With no waning in sight to consumers' growing appetite for home improvement and technology, a post-tax profit of €23.95 million brought the profits accumulated by Argos in Ireland to €54.54 million.
The chain is a big beneficiary of a business model that enables it to increase its profit margins by using catalogues instead of in-store display and selling usually bulky goods in flat-packs.
Separately-filed accounts show that the chain's DIY and gardening affiliate Homebase House and Garden fared less well, with pretax profits dipping by more than €1 million to only €674,000 in the year to February 2005 in spite of rising sales.
Both chains are owned by the London-listed Great Universal Stores (GUS). Amid stiff competition and rising costs in the DIY market, GUS is likely to concentrate in the near-term on a big expansion of the Argos network.
The chain already has 26 stores in the Republic and a spokeswoman said this would rise to 40 by the end of 2009. The company employs only three staff in administration in Ireland but its store-based staff of 957 will rise by 500 as a result of this expansion.
Argos outlets will open in Drogheda, Co Louth, next month and in Tullamore, Co Offaly, in March. Argos and Homebase will open during the summer in Killarney, Co Kerry. This Homebase opening will bring to nine the number of its stores in the Republic.
The latest accounts for Argos Distributors (Ireland) Ltd show that its rising profitability was achieved on the back of a steep rise in sales to €214.04 million from €197.47 million and a tight rein on the cost of sales, which rose only by €1.21 million to €121.54 million in the same period.
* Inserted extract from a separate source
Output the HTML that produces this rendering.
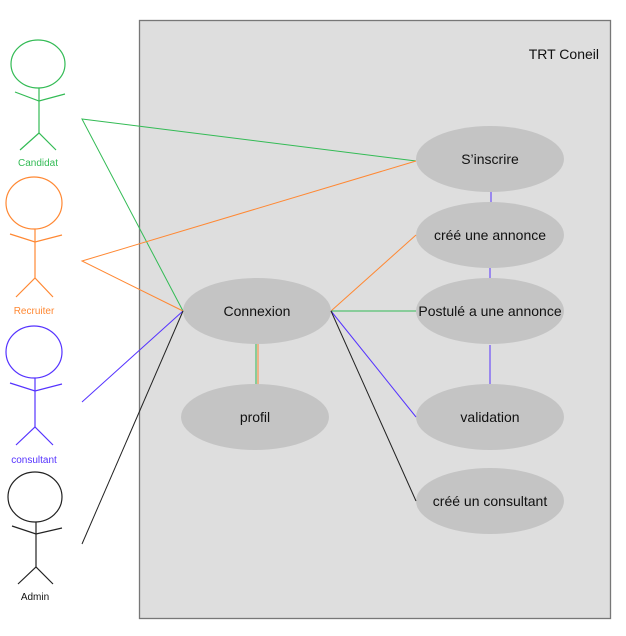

The increase in operating profits to €28.39 million from €20.47 million implies a rise in operating profit margins to 13.24 per cent from 10.37 per cent. The accounts also imply tighter inventory management during the year with the value of goods for resale at the end of the accounting period falling to €16.99 million from €23.4 million a year earlier.
As in the previous financial year, GUS took no dividend from Argos in Ireland in the latest period. Neither did it take a dividend in 2005 or 2004 from Homebase, which took over the Texas Homecare chain in 1995.
While sales at Homebase rose to €32.47 million from €29.03 million, its operating profit fell to €597,000 from €1.77 million. This means its operating profit margin went down by more than four percentage points to only 1.83 per cent from 6.09 per cent.